Когда мы испаряем ткань лазером, она превращается в дым, и мы не знаем, осталось ли там еще что-то плохое.
Поскольку мы исключили возможность проведения операции, моя первая встреча с Мэй практически наверняка была и последней, и в дальнейшем она бы виделась только с медсестрой-сиделкой и другим медперсоналом, а также сотрудниками паллиативной помощи. На прощание я пожелал ей удачи, она поблагодарила меня за помощь и потраченное время, после чего подняла руку в прощальном жесте, и ее укатили из комнаты. Без нее мой кабинет словно опустел и каким-то странным образом стал намного больше. У меня осталось знакомое гнетущее чувство беспомощности и сожаления о том, что у нас нет никакого другого, более эффективного способа лечения этих аномально разросшихся клеток, чем извлечение их из обычной здоровой ткани.
Со своим просуществовавшим долгие годы предраковым образованием во рту Мэй попадает в категорию пациентов, которым, как мне всегда казалось, мы должны уметь оказывать более эффективную помощь.
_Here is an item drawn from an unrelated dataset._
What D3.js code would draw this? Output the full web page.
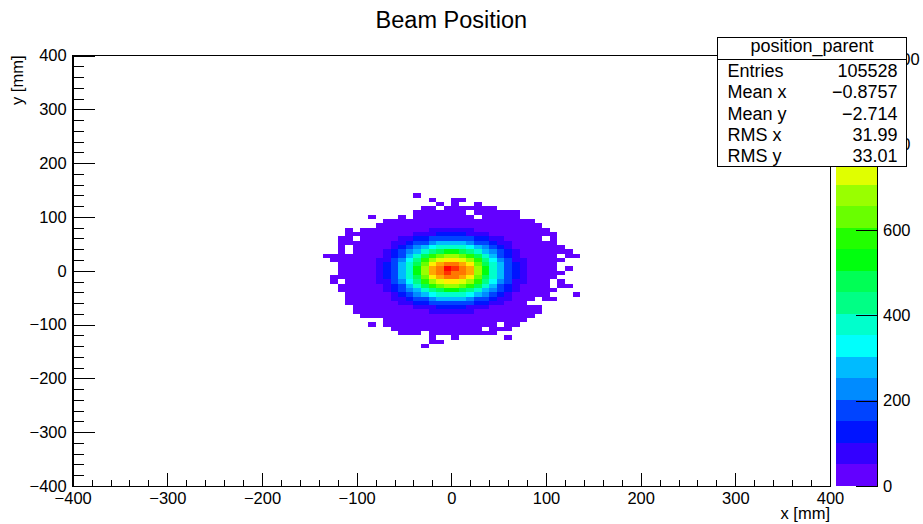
<!DOCTYPE html>
<html><head><meta charset="utf-8">
<script src="https://cdn.jsdelivr.net/npm/d3@7"></script>
<style>
html,body{margin:0;padding:0;background:#fff;}
svg{display:block;font-family:"Liberation Sans",Arial,Helvetica,sans-serif;}
</style></head><body>
<svg id="c" width="923" height="524"></svg>
<script>
// ---------------- data ----------------
const chartTitle = "Beam Position";
const xTitle = "x [mm]";
const yTitle = "y [mm]";
const xDomain = [-400, 400];
const yDomain = [-400, 400];
const binWidth = 8;                 // mm per bin (100 x 100 bins)
const xTicks = [-400, -300, -200, -100, 0, 100, 200, 300, 400];
const yTicks = [-400, -300, -200, -100, 0, 100, 200, 300, 400];
const zTicks = [0, 200, 400, 600, 800, 1000];
const zMax = 1008;                  // max bin content (top of colour scale)
const nLevels = 20;                 // contour levels
const gridFirstBin = -18;           // x bin index of first column (x = -144 mm)
const gridTopBin = 17;              // y bin index of first row (y = 136 mm)
// colour band read for each bin ('.' empty, 0-9 then a-j = band 0..19)
const bandRows = [
  ".............0....................",
  "...............0..00................",
  "................0.0..0..............",
  "..............00.0000000............",
  ".............0000000.000000.........",
  ".......0...0.00000000.00000.........",
  ".........00000000000000000000.......",
  "........0000000000000000000000......",
  "....0.0000000001111110000000000.....",
  "....0000000001112222111000000000....",
  "...00.000001122333333221100000.0....",
  "...00000001123345555433211000000....",
  "...0.0000012345677776543210000000...",
  "...0.000012345789aa987543210000000..",
  ".00000000123579bcddcb97532100000.00.",
  "..000000113468bdeffedb86431100000...",
  "...00000123579cfghhgfc9753210000....",
  "...0000012357adghjihgda753210000.0..",
  "...0000012357adghihhgda7532100000...",
  "..000000123579cfghhgfc9753210000....",
  "..0.0000113468bdeffedb864311000.0...",
  "...000000123579bcddcb9753210000.00..",
  "...00000012345789aa9875432100000....",
  "....000000123456777765432100000...0.",
  "....0000001123345555433211000.00....",
  "....000000011223333332211000........",
  ".....0000000011122221110000000......",
  ".....0000000000111111000000000......",
  "......00000000000000000000000.......",
  ".........0000000000000000000........",
  ".......0.000000000000000.00.........",
  "..........000000000000.000..........",
  "...........000.000000000............",
  "...............0..0......0..........",
  "...............00...................",
  "..............0....................."
];
const statsName = "position_parent";
const statsLabels = ["Entries", "Mean x", "Mean y", "RMS x", "RMS y"];
const statsValues = ["105528", "\u22120.8757", "\u22122.714", "31.99", "33.01"];

// ---------------- layout ----------------
const frame = {l: 72.7, r: 830, t: 55.5, b: 486};
const bar = {l: 835.7, r: 877};
const svg = d3.select("#c");
const x = d3.scaleLinear().domain(xDomain).range([frame.l, frame.r]);
const y = d3.scaleLinear().domain(yDomain).range([frame.b, frame.t]);
const z = d3.scaleLinear().domain([0, zMax]).range([frame.b, frame.t]);

// ROOT "pretty" violet->red palette, 20 contour colours
const palette = d3.range(nLevels).map(c => {
  const p = Math.floor((c + 0.99) * 50 / nLevels);
  return d3.hsl(280 - (p + 1) * 5.6, 1, 0.5).formatHex();
});
const color = d3.scaleQuantize().domain([0, zMax]).range(palette);

const code = "0123456789abcdefghij";
const cells = [];
bandRows.forEach((row, r) => {
  const iy = gridTopBin - r;
  [...row].forEach((ch, k) => {
    if (ch === ".") return;
    const band = code.indexOf(ch);
    const x0 = (gridFirstBin + k) * binWidth;
    cells.push({x0, x1: x0 + binWidth, y0: iy * binWidth, y1: (iy + 1) * binWidth,
                count: (band + 0.5) * zMax / nLevels});
  });
});

svg.append("g").attr("shape-rendering", "crispEdges")
  .selectAll("rect").data(cells).join("rect")
  .attr("x", d => Math.round(x(d.x0)))
  .attr("y", d => Math.round(y(d.y1)))
  .attr("width", d => Math.round(x(d.x1)) - Math.round(x(d.x0)))
  .attr("height", d => Math.round(y(d.y0)) - Math.round(y(d.y1)))
  .attr("fill", d => color(d.count));

// frame
svg.append("rect").attr("x", frame.l).attr("y", frame.t)
  .attr("width", frame.r - frame.l).attr("height", frame.b - frame.t)
  .attr("fill", "none").attr("stroke", "#000").attr("stroke-width", 1)
  .attr("shape-rendering", "crispEdges");

const fmt = d3.format("d");
const xMinor = d3.range(xDomain[0], xDomain[1] + 1, 20);
const yMinor = d3.range(yDomain[0], yDomain[1] + 1, 20);
const xTickLen = 0.03 * (frame.b - frame.t);
const yTickLen = 0.03 * (frame.r - frame.l);

function style(g, size) {
  g.attr("font-family", null).attr("font-size", size);
  g.selectAll("line,path").attr("stroke", "#000").attr("shape-rendering", "crispEdges");
  g.selectAll("text").attr("fill", "#000");
}

// x axis
svg.append("g").attr("transform", `translate(0,${frame.b})`)
  .call(d3.axisBottom(x).tickValues(xMinor).tickSizeInner(-xTickLen / 2).tickSizeOuter(0).tickFormat(""))
  .call(g => style(g, 16.5));
svg.append("g").attr("transform", `translate(0,${frame.b})`)
  .call(d3.axisBottom(x).tickValues(xTicks).tickSizeInner(-xTickLen).tickSizeOuter(0).tickPadding(6).tickFormat(fmt))
  .call(g => style(g, 16.5))
  .call(g => g.selectAll("text").attr("dy", "0.71em"));

// y axis
svg.append("g").attr("transform", `translate(${frame.l},0)`)
  .call(d3.axisLeft(y).tickValues(yMinor).tickSizeInner(-yTickLen / 2).tickSizeOuter(0).tickFormat(""))
  .call(g => style(g, 16.5));
svg.append("g").attr("transform", `translate(${frame.l},0)`)
  .call(d3.axisLeft(y).tickValues(yTicks).tickSizeInner(-yTickLen).tickSizeOuter(0).tickPadding(6).tickFormat(fmt))
  .call(g => style(g, 16.5));

// colour bar
const bands = palette.map(c => { const e = color.invertExtent(c); return {c, lo: e[0], hi: e[1]}; });
svg.append("g").attr("shape-rendering", "crispEdges")
  .selectAll("rect").data(bands).join("rect")
  .attr("x", bar.l).attr("width", bar.r - bar.l)
  .attr("y", d => z(d.hi)).attr("height", d => z(d.lo) - z(d.hi))
  .attr("fill", d => d.c);
svg.append("g").attr("transform", `translate(${bar.r},0)`)
  .call(d3.axisRight(z).tickValues(zTicks).tickSizeInner(-21).tickSizeOuter(0).tickPadding(6).tickFormat(fmt))
  .call(g => style(g, 16.5));

// titles
svg.append("text").attr("x", (frame.l + frame.r) / 2).attr("y", 28)
  .attr("text-anchor", "middle").attr("font-size", 23.5).text(chartTitle);
svg.append("text").attr("x", frame.r).attr("y", 519)
  .attr("text-anchor", "end").attr("font-size", 16.5).text(xTitle);
svg.append("text").attr("transform", `translate(23,${frame.t}) rotate(-90)`)
  .attr("text-anchor", "end").attr("font-size", 16.5).text(yTitle);

// stats box
const sb = {l: 717.5, r: 906.5, t: 37, b: 166.5, sep: 59};
const sg = svg.append("g");
sg.append("rect").attr("x", sb.l).attr("y", sb.t).attr("width", sb.r - sb.l).attr("height", sb.b - sb.t)
  .attr("fill", "#fff").attr("stroke", "#000").attr("shape-rendering", "crispEdges");
sg.append("line").attr("x1", sb.l).attr("x2", sb.r).attr("y1", sb.sep).attr("y2", sb.sep)
  .attr("stroke", "#000").attr("shape-rendering", "crispEdges");
sg.append("text").attr("x", (sb.l + sb.r) / 2).attr("y", 52).attr("text-anchor", "middle")
  .attr("font-size", 18).text(statsName);
const rowY = d3.scalePoint().domain(statsLabels).range([77, 162]);
sg.selectAll("text.lab").data(statsLabels).join("text").attr("class", "lab")
  .attr("x", sb.l + 10).attr("y", d => rowY(d)).attr("font-size", 18).text(d => d);
sg.selectAll("text.val").data(statsValues).join("text").attr("class", "val")
  .attr("x", sb.r - 9).attr("y", (d, i) => rowY(statsLabels[i])).attr("text-anchor", "end")
  .attr("font-size", 18).text(d => d);
</script>
</body></html>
И тем не менее даже в 2018 году мы по-прежнему не можем определить точные биологические маркеры[67]
или какие-то определенные симптомы, которые могли бы дать нам понять, когда кажущийся аномальным участок слизистой рта может с большой вероятностью перерасти в агрессивную опухоль, а когда его лучше просто оставить в покое.Одна из основных трудностей заключается в том, что при хирургическом лечении такого образования в прошлом было принято либо удалять его с помощью лазера, либо и вовсе испарять его опять-таки при помощи лазера. Но лазер удаляет всю ткань, и если рак впоследствии не образуется, мы не сможем потом понять, существовал ли изначально риск его развития. Точно так же без предварительно взятых образцов ткани у пациента, у которого впоследствии образуется рак, мы не можем выявить биомаркеры, служившие индикатором этого рака. Как по мне, лазерное испарение нездоровой ткани является в корне неверным подходом. Когда ткань превращается в дым, мы не знаем, что там было, и не можем быть уверены, что ничего плохого не осталось.
Всем пациентам, проходящим хирургическое лечение рака, сначала проводится биопсия – другими словами, из «самого неприглядного участка» образования берется небольшой образец ткани. Его помещают под микроскоп, после чего окрашивают гематоксилином[68]
и эозином[69], наиболее надежными и широко применяемыми красителями в гистологии, чтобы сделать бесцветные и прозрачные клетки видимыми. Затем образец изучается опытным гистологом тем же самым образом, каким эта процедура проводилась с момента ее изобретения в 1876 году: благодаря красителю под микроскопом становятся различимы отдельные элементы образца, и гистологу проще понять, с чем именно он имеет дело.Хотя скорость изменения размера и формы клеток, а также их ядер и может указать на степень риска, у нас до сих пор нет надежного способа выявления клеток, которые могут стать раковыми. Для пациентов с плохим общим состоянием здоровья вследствие пожилого возраста, общей слабости или нездорового образа жизни наша неспособность выявить участок аномальной ткани слизистой и провести его эффективное лечение в предраковой стадии может в итоге привести к его смерти от развившегося впоследствии рака. Хоть такой рак и может показаться операбельным на снимке, для преисполненной достоинства и сдержанной бывшей медсестры, вроде Мэй, он становится смертным приговором, поскольку необходимые для ее лечения процедуры в любом случае убили бы ее.
В случае Мэй было понятно практически с самого начала, что мы не сможем сделать для нее ничего, лишь обеспечить паллиативный уход и позаботиться о том, чтобы ее неизбежная смерть прошла как можно более безболезненно и спокойно. Другие пациенты с весьма схожими печальными перспективами ставят перед нами совсем другие дилеммы.
Пожилую даму по имени Кэтлин с большой опухолью во рту нам доставили ее родные, которые всячески ее поддерживали. Ее язык был практически замещен опухолью, которая не только причиняла боль и кровоточила, но еще и была сильно инфицированной, о чем свидетельствовал источаемый ею неприятный запах. Кроме того, у нее было нарушено кровоснабжение языка – еще одно последствие рака, подрывающего естественные функции организма.
Считается, что свое название рак получил еще во времена Гиппократа в Древней Греции. Болезнь назвали так потому, что сосуды, снабжающие кровью раковую опухоль, в отличие от обычной сосудистой системы, имеют необычный, напоминающий клешни краба вид. Сосуды раковых опухолей недоразвиты, если стенки нормальных, здоровых, развитых артерий содержат белок под названием «актин», то в сосудах опухоли его замещает тубулин, делающий их гораздо менее прочными. Эта информация помогает нам в выборе правильного метода лечения, например электрохимиотерапии, которая разрушает кровеносные сосуды опухоли, не нанося при этом особого вреда обычным сосудам.